Five Lessons Learned From the 'Marley and Me' Box-Office Windfall
The Monday Morning Box Office looks basically the same as it did on Friday, with Marley and Me shocking everyone with a $51 million holiday frame. But what does its surprising success really mean?
1. Jennifer Aniston is done with your questions about Brad Pitt. (For now.) Outperforming The Curious Case of Benjamin Button by more than $12 million — and setting a Christmas-release record in the process — confirms Aniston's box-office ownage over her ex-husband and should establish some self-sustained breathing room going forward. Until Pitt and Angelina Jolie both earn Oscar nominations next month, naturally, and the cycle begins anew. Enjoy it while you can, Jen.
2. Owen Wilson may never have to promote a film again. Already softball-averse in his first interviews since attempting suicide in 2007, Wilson can simply follow the Marley Model of letting his co-stars do the heavy-lifting / disrobing / cute-puppy thing while he retires to reclusive leading-mandom.

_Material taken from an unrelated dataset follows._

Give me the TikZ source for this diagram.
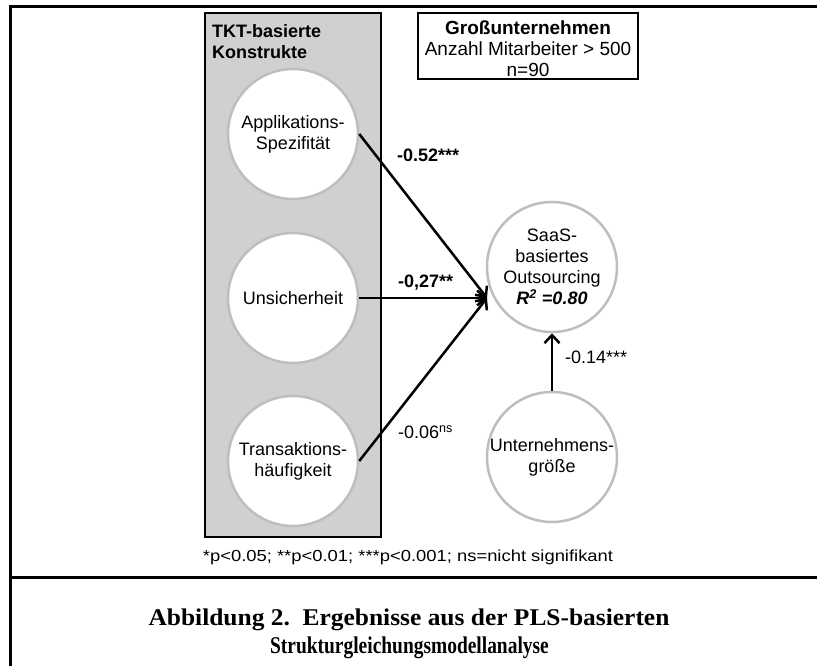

3. David Frankel is for real. The son of a former executive editor of the NYT, director Frankel has done nothing but make money for Fox since his feature debut The Devil Wears Prada. His formula: Adapt sources efficiently, cast intelligently, and let the principals do the rest — even the kids and dogs. It's a lot harder than it looks. Next up: The baseball procedural Moneyball, adapted from another best-seller and rumored to feature Pitt in the lead.
4. Fox is the hottest studio in town. After a year-long string of embarrassing flops and underachievers — including the recent, devastating one-two punch of Australia and Day the Earth Stood Still — the studio heads into 2009 with a likely repeater at #1 and a Watchmen judgment that could net it upwards of $50 million next spring. Without doing anything. If luck is the residue of design, then Fox's engineers are entitled to a raise.